Lord Evans of Weardale, former head of MI5 and current chair of the committee on standards in public life, has said that the delay in publishing the report would give the impression that the allegations had been “brushed over”.
The inquiry began more than eight months ago and the report is still to be published.
In an interview with The Times, Lord Evans has said that there was a strong case for Johnson to step back from the process of investigating ministerial misconduct to restore confidence.
“An independent figure would decide when it was necessary to investigate ministers and make their report public. It would be up to the prime minister to decide what action to take,” he said.
He further said that he was not making any judgment on individual cases but the public needed to have ‘confidence’ in the wider system.
Lord Evans also had concerns over the failure to carry out an independent investigation into the housing secretary Robert Jenrick.

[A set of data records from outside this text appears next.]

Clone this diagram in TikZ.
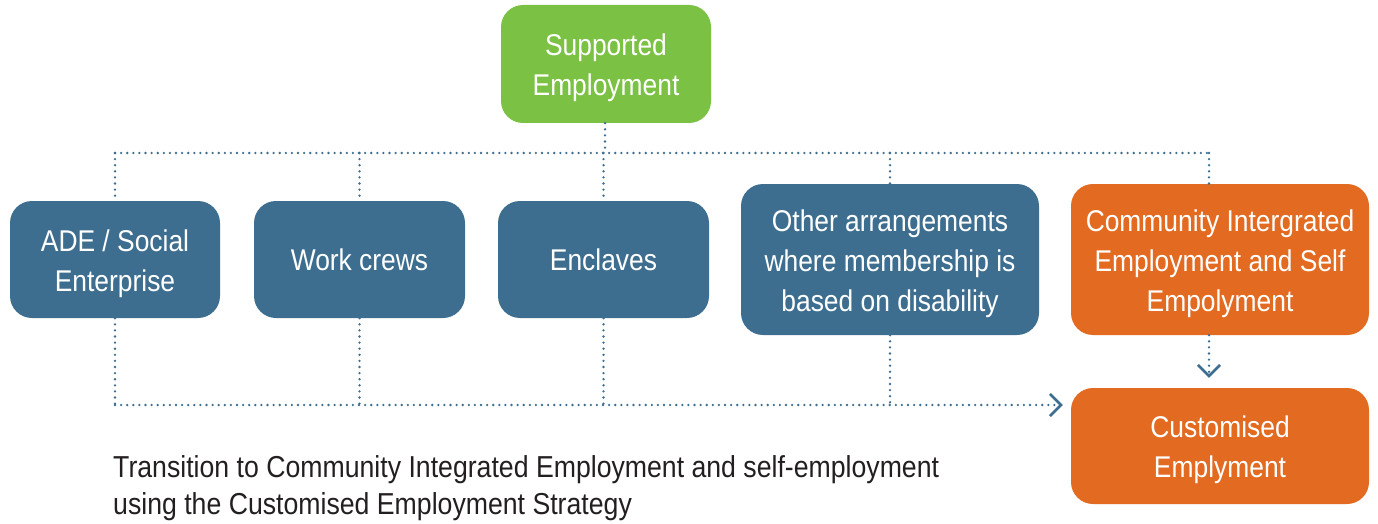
\documentclass[tikz,border=0pt]{standalone}
\usepackage{fontspec}
\setmainfont{Liberation Sans}[FakeStretch=0.88]
\usetikzlibrary{arrows.meta}
\definecolor{sgreen}{HTML}{7BC143}
\definecolor{sblue}{HTML}{3D6E8F}
\definecolor{sorange}{HTML}{E36A21}
\definecolor{stext}{HTML}{231F20}
\tikzset{
  box/.style={rounded corners=22pt, inner sep=0pt},
  boxtext/.style={text=white, align=center, inner sep=0pt, yshift=-4pt,
    font=\fontsize{30}{40}\selectfont},
  onelinetext/.style={boxtext, yshift=4pt},
  greenbox/.style={box, fill=sgreen},
  bluebox/.style={box, fill=sblue},
  orangebox/.style={box, fill=sorange},
  link/.style={draw=sblue, line width=2.6pt, line cap=round,
    dash pattern=on 0pt off 6.1pt},
  tip/.style={-{Straight Barb[length=11pt,width=22pt,line width=2.6pt]}}
}
\begin{document}
\begin{tikzpicture}[x=1pt,y=-1pt]
\useasboundingbox (0,0) rectangle (1378,524);
% boxes, each with its caption centred inside
\node[greenbox, minimum width=210pt, minimum height=118pt,
  label={[boxtext]center:{Supported\\Employment}}] (se) at (606,64) {};
\node[bluebox, minimum width=210pt, minimum height=117pt,
  label={[boxtext]center:{ADE / Social\\Enterprise}}] (ade) at (115,259.5) {};
\node[bluebox, minimum width=211pt, minimum height=117pt,
  label={[onelinetext]center:{Work crews}}] (wc) at (359.5,259.5) {};
\node[bluebox, minimum width=211pt, minimum height=117pt,
  label={[onelinetext]center:{Enclaves}}] (en) at (603.5,259.5) {};
\node[bluebox, minimum width=298pt, minimum height=151pt,
  label={[boxtext]center:{Other arrangements\\where membership is\\based on disability}}] (oa) at (890,259.5) {};
\node[orangebox, minimum width=298pt, minimum height=151pt,
  label={[boxtext]center:{Community Intergrated\\Employment and Self\\Empolyment}}] (ci) at (1220,259.5) {};
\node[orangebox, minimum width=298pt, minimum height=116pt,
  label={[boxtext]center:{Customised\\Emplyment}}] (ce) at (1220,446) {};
% branch points
\coordinate (top) at (605,153);
\coordinate (tl) at (115,153);
\coordinate (tr) at (1209,153);
\coordinate (bl) at (115,405);
% top distribution line
\draw[link] (se.south -| top) -- (top);
\draw[link] (tl) -- (tr);
\draw[link] (tl) -- (ade.north -| tl);
\draw[link] (wc.north |- top) -- (wc.north);
\draw[link] (en.north |- top) -- (en.north);
\draw[link] (oa.north |- top) -- (oa.north);
\draw[link] (tr) -- (ci.north -| tr);
% bottom collection line
\draw[link] (ade.south -| bl) -- (bl);
\draw[link] (wc.south) -- (wc.south |- bl);
\draw[link] (en.south) -- (en.south |- bl);
\draw[link] (oa.south) -- (oa.south |- bl);
\draw[link, tip] (bl) -- ([xshift=-8pt]ce.west |- bl);
\draw[link, tip] (ci.south -| tr) -- ([yshift=10pt]ce.north -| tr);
% caption
\node[anchor=north west, align=left, text=stext, inner sep=0pt,
  font=\fontsize{30.3}{37}\selectfont] (cap) at (113,455)
  {Transition to Community Integrated Employment and self-employment\\using the Customised Employment Strategy};
\end{tikzpicture}
\end{document}
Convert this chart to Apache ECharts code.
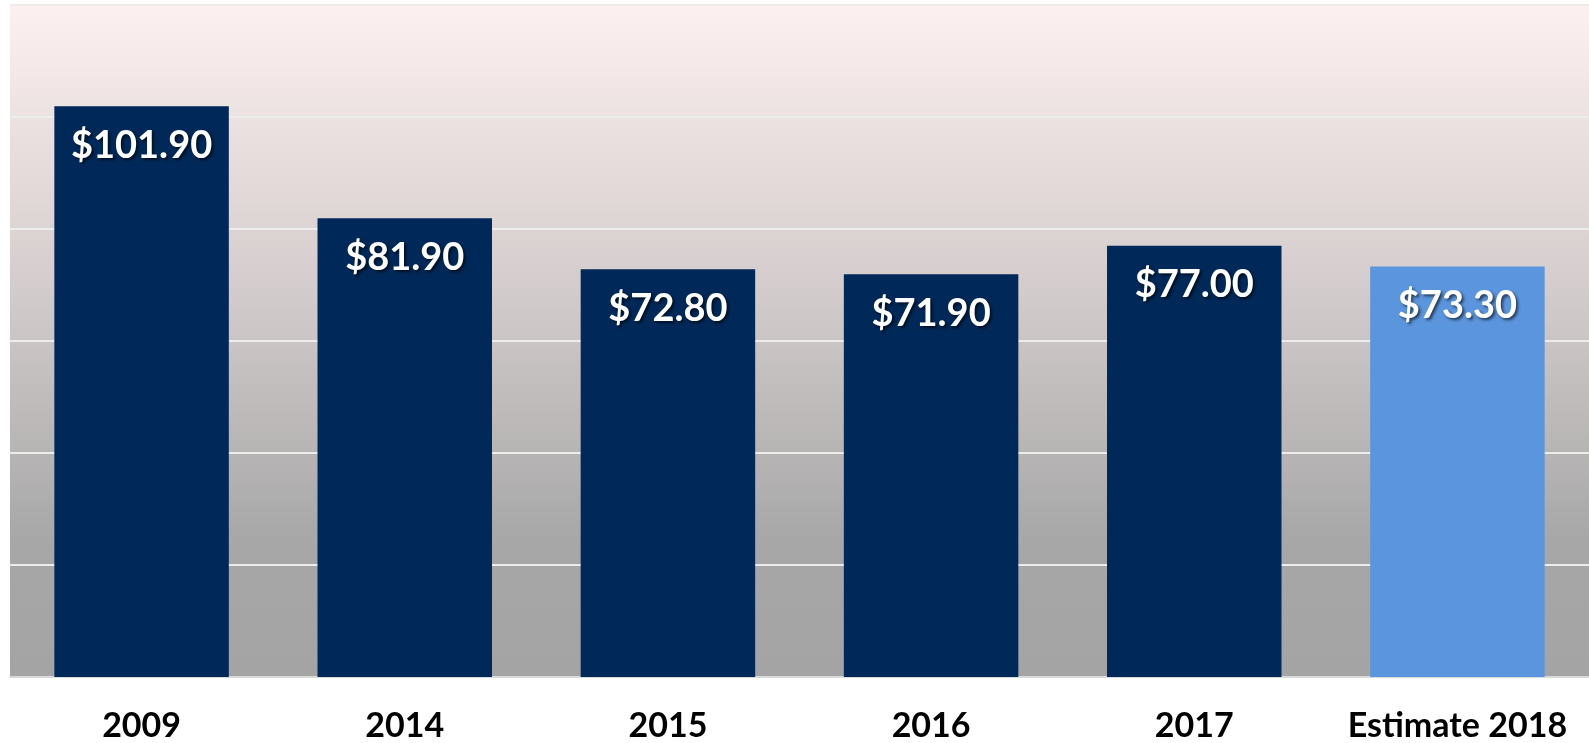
<!DOCTYPE html>
<html>
<head>
<meta charset="utf-8">
<style>
    html, body { margin: 0; padding: 0; background: #fff; }
    #priceChart { width: 1589px; height: 743px; }
</style>
<script src="https://cdn.jsdelivr.net/npm/echarts@6/dist/echarts.min.js"></script>
</head>
<body>
<div id="priceChart"></div>
<script>
    // categories and values
    var years = ['2009', '2014', '2015', '2016', '2017', 'Estimate 2018'];
    var prices = [101.9, 81.9, 72.8, 71.9, 77.0, 73.3];
    var estimateIndex = 5;

    var chart = echarts.init(document.getElementById('priceChart'));

    var barData = prices.map(function (v, i) {
        return {
            value: v,
            itemStyle: { color: i === estimateIndex ? '#5b95dd' : '#002858' }
        };
    });

    var option = {
        animation: false,
        grid: {
            left: 10,
            right: -8,
            top: 5,
            bottom: 65,
            show: true,
            borderWidth: 0,
            backgroundColor: new echarts.graphic.LinearGradient(0, 0, 0, 1, [
                { offset: 0, color: '#fdf0f0' },
                { offset: 0.4, color: '#d6cece' },
                { offset: 0.8, color: '#a7a7a7' },
                { offset: 1, color: '#a4a4a4' }
            ])
        },
        xAxis: {
            type: 'category',
            data: years,
            axisTick: { show: false },
            axisLine: { lineStyle: { color: '#d9d9d9', width: 2 } },
            axisLabel: {
                interval: 0,
                hideOverlap: false,
                margin: 32,
                color: '#000',
                fontFamily: 'Lato',
                fontWeight: 'bold',
                fontSize: 34
            }
        },
        yAxis: {
            type: 'value',
            min: 0,
            max: 120,
            interval: 20,
            axisLabel: { show: false },
            axisLine: { show: false },
            axisTick: { show: false },
            splitLine: { lineStyle: { color: '#ececec', width: 2 } }
        },
        series: [{
            type: 'bar',
            data: barData,
            barWidth: '66.3%',
            label: {
                show: true,
                position: 'insideTop',
                distance: 20,
                color: '#fff',
                fontFamily: 'Lato',
                fontWeight: 'bold',
                fontSize: 38,
                textShadowColor: 'rgba(0,0,0,0.6)',
                textShadowBlur: 3,
                textShadowOffsetX: 2,
                textShadowOffsetY: 2,
                formatter: function (p) { return '$' + p.value.toFixed(2); }
            }
        }]
    };

    chart.setOption(option);
</script>
</body>
</html>
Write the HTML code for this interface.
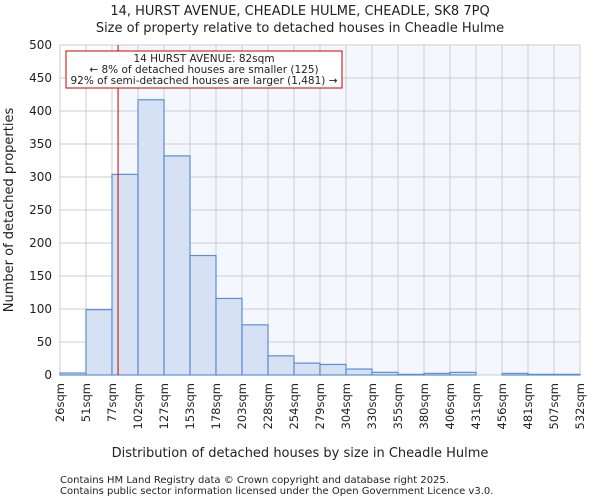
<!DOCTYPE html>
<html><head><meta charset="utf-8"><style>
body{margin:0;background:#fff;font-family:"DejaVu Sans","Liberation Sans",sans-serif;}
svg text{font-family:"DejaVu Sans","Liberation Sans",sans-serif;fill:#222;}
</style></head><body>
<svg id="c" width="600" height="500" viewBox="0 0 600 500">
<text x="300" y="15" text-anchor="middle" font-size="13">14, HURST AVENUE, CHEADLE HULME, CHEADLE, SK8 7PQ</text>
<text x="300" y="32" text-anchor="middle" font-size="13">Size of property relative to detached houses in Cheadle Hulme</text>
<g id="plot"></g>
<text x="300" y="457" text-anchor="middle" font-size="13">Distribution of detached houses by size in Cheadle Hulme</text>
<text transform="translate(13,210) rotate(-90)" text-anchor="middle" font-size="13">Number of detached properties</text>
<text x="60" y="483" font-size="10" fill="#444">Contains HM Land Registry data © Crown copyright and database right 2025.</text>
<text x="60" y="494" font-size="10" fill="#444">Contains public sector information licensed under the Open Government Licence v3.0.</text>
</svg>
<script>
const binLabels=["26sqm","51sqm","77sqm","102sqm","127sqm","153sqm","178sqm","203sqm","228sqm","254sqm","279sqm","304sqm","330sqm","355sqm","380sqm","406sqm","431sqm","456sqm","481sqm","507sqm","532sqm"];
const counts=[3,99,304,417,332,181,116,76,29,18,16,9,4,1,2.5,4,0,2.5,1,1];
const yTicks=[0,50,100,150,200,250,300,350,400,450,500];
const minSize=26, maxSize=532;
const propertySize=82;
const NS="http://www.w3.org/2000/svg";
const L=60,R=580,T=45,B=375;
const g=document.getElementById('plot');
const yS=v=>B-(v/500)*(B-T);
const xI=i=>L+i*(R-L)/counts.length;
const xV=v=>L+(v-minSize)/(maxSize-minSize)*(R-L);
function mk(t,a){const e=document.createElementNS(NS,t);for(const k in a)e.setAttribute(k,a[k]);g.appendChild(e);return e;}
const px=xV(propertySize);
let e=mk('rect',{x:L,y:T,width:R-L,height:B-T,fill:'#fff'});


e=mk('rect',{x:px,y:T,width:R-px,height:B-T,fill:'#f4f7fe'});


yTicks.forEach(v=>{
 let l=mk('line',{x1:L,x2:R,y1:yS(v),y2:yS(v),stroke:'#ccc'});
 
 
 let t=mk('text',{x:L-8,y:yS(v)+4,'text-anchor':'end','font-size':12});
 t.textContent=v;
 
 
});
binLabels.forEach((s,i)=>{
 const x=xI(i);
 let l=mk('line',{x1:x,x2:x,y1:T,y2:B,stroke:'#ccc'});
 
 
 let t=mk('text',{transform:`translate(${x+4},${B+8}) rotate(-90)`,'text-anchor':'end','font-size':11.5});
 t.textContent=s;
 
 
});
counts.forEach((c,i)=>{
 let r=mk('rect',{x:xI(i),y:yS(c),width:xI(i+1)-xI(i),height:B-yS(c),fill:'#d6e1f3',stroke:'#5b8fd4','stroke-width':1.2});
 
 
});
e=mk('line',{x1:px+0.5,x2:px+0.5,y1:T,y2:B,stroke:'#c00','stroke-width':1});


e=mk('rect',{x:66,y:51,width:276,height:37,fill:'#fff',stroke:'#c00','stroke-width':1});


[["14 HURST AVENUE: 82sqm",62],["← 8% of detached houses are smaller (125)",73],["92% of semi-detached houses are larger (1,481) →",84]].forEach(([s,y])=>{
 let t=mk('text',{x:204,y:y,'text-anchor':'middle','font-size':10.5});
 t.textContent=s;
 
 
});
</script>
</body></html>
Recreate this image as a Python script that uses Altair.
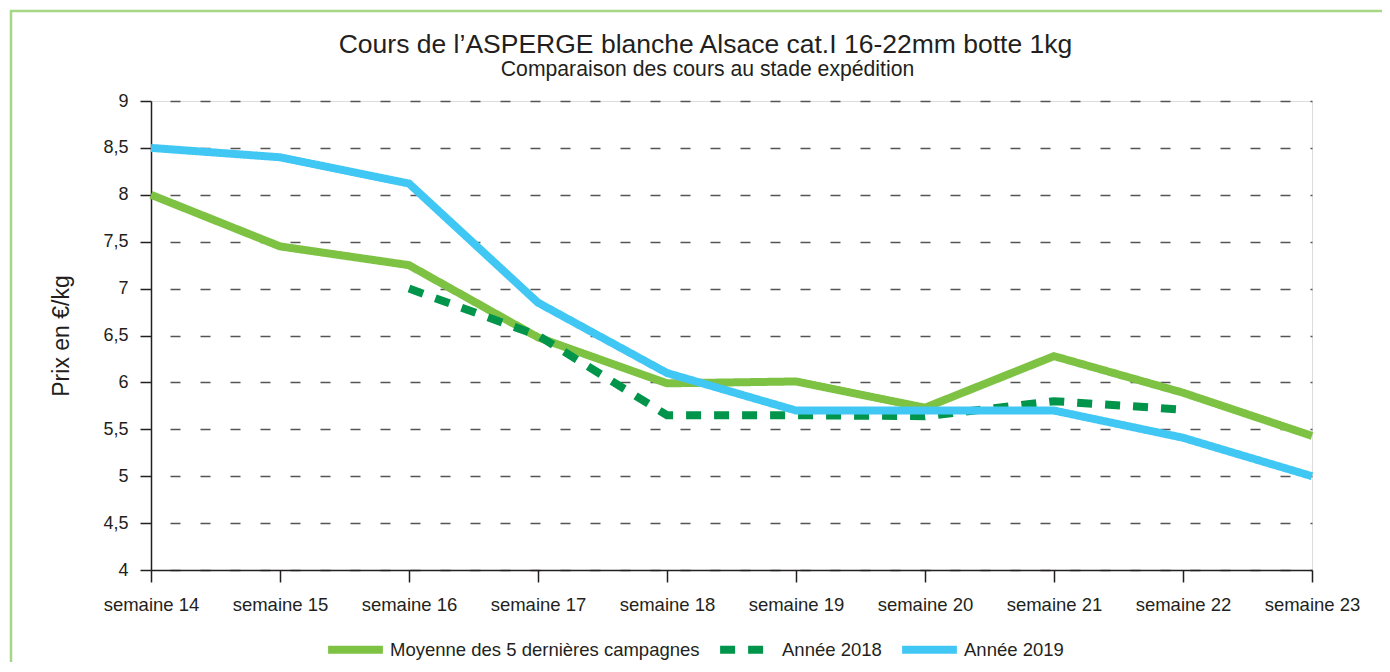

He was accused of overruling planning inspectors to approve a development championed by Richard Desmond. Jenrick had sat next to the property developer and Tory donor at a fundraising dinner and kept in contact with him.
Lord Evans pointed out that giving the impression to the public that these allegations have been brushed over is not ‘ideal for public trust and public standards’.
“The Priti Patel case would be an example. The Cabinet Office has done some form of investigation. It has not been published so it is very difficult to know whether there was something here or whether there wasn’t,” he told The Times.
“The same applies in the allegations regarding Robert Jenrick. The decision was taken that those did not need to be further investigated. I am not calling what the facts are because I don’t know, but nor does anybody else, because there hasn’t been an investigation.”
According to him it would be better for the investigation to be instigated independently when some allegations come up and after finding out the facts the prime minister can take a decision.
The committee on standards in public life was set up after the cash for questions scandal in the 1990s. Its remit is to advise the prime minister on ethical standards across the whole of public life.
Lord Evans, who was appointed chairman in 2018, said it was important that the committee kept abreast of public concerns and remained relevant.
The committee’s latest investigation into standards in public life is expected to report in the middle of next year with a series of recommendations to the prime minister.